Keith Bailey

Personal information
- Full name: Keith Brian Bailey
- Date of birth: October 7, 1961 (age 64)
- Place of birth: Toronto, Ontario, Canada
- Position: Forward; midfielder;
- 1978–1979: Bradford City

Senior career*
- Years: Team / Apps / (Gls)
- 1979: Bradford City / 3
- 1980–1981: Tampa Bay Rowdies / 22 / (1)
- 1981–1982: Tampa Bay Rowdies (indoor) / 7 / (0)
- 1982: Rowdies II (reserve team)
- 1988: Steeton A.F.C.

= Keith Bailey (soccer) =

Canadian association football player

Keith Bailey (born 7 October 1961) is a Canadian retired professional soccer player.

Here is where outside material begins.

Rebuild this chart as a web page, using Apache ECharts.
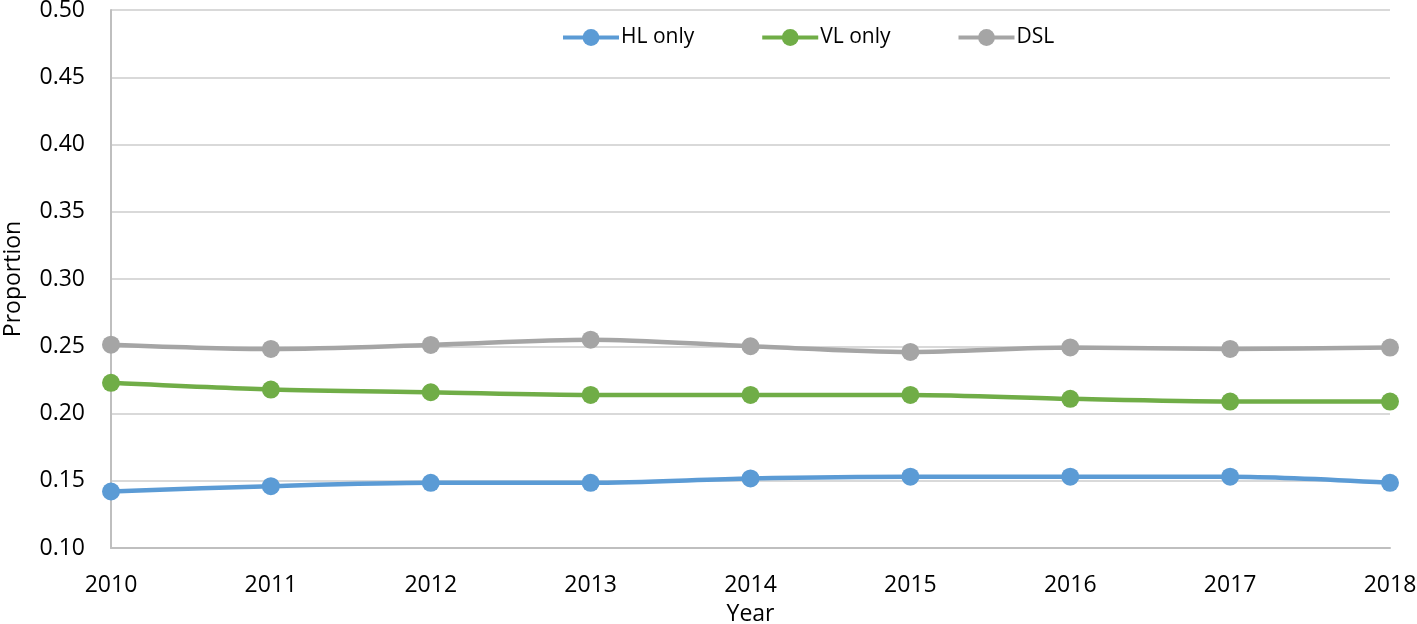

==Early life and youth years==
Keith Bailey was born in Toronto, Ontario to English parents. When he was six months old his family returned to England, to a rural part of West Yorkshire. It was there, more than a decade later, that scouts first took notice. In 1977 Bailey was chosen to play on several local and district select teams. In 1978 at age 16 he signed with Fourth Division club, Bradford City A.F.C. and even made several first team appearances with them.

==NASL career==
Bailey's aunt and uncle, Ann and Norman Bailey, lived in St. Petersburg, Florida at that time. Through sheer persistence they were able to persuade the North American Soccer League side Tampa Bay Rowdies to grant their nephew a tryout of sorts, while he was visiting them on holiday in May 1980. Impressed by what he saw, Rowdies’ coach Gordon Jago signed Bailey to a three-year contract in early June. Two weeks later he collected an assist in his first ever league match, a start for Tampa Bay at Minnesota Kicks, and scored a goal in his third NASL appearance, coming on as a substitute.

His promising NASL start was abruptly cut short after breaking both his left tibia and fibula during a training ground collision on August 7. The compound fracture and subsequent rehab forced him to miss the remainder of the 1980 season and playoffs as well as the entire 1980–81 indoor season. He came back to make fourteen appearances in 1981 and another seven in the 1981–82 indoor season. The Rowdies released him in March 1982. He spent the summer of 1982 with Tampa Bay's reserve team, Rowdies II. He later returned to West Yorkshire and played at Steeton A.F.C. before retiring.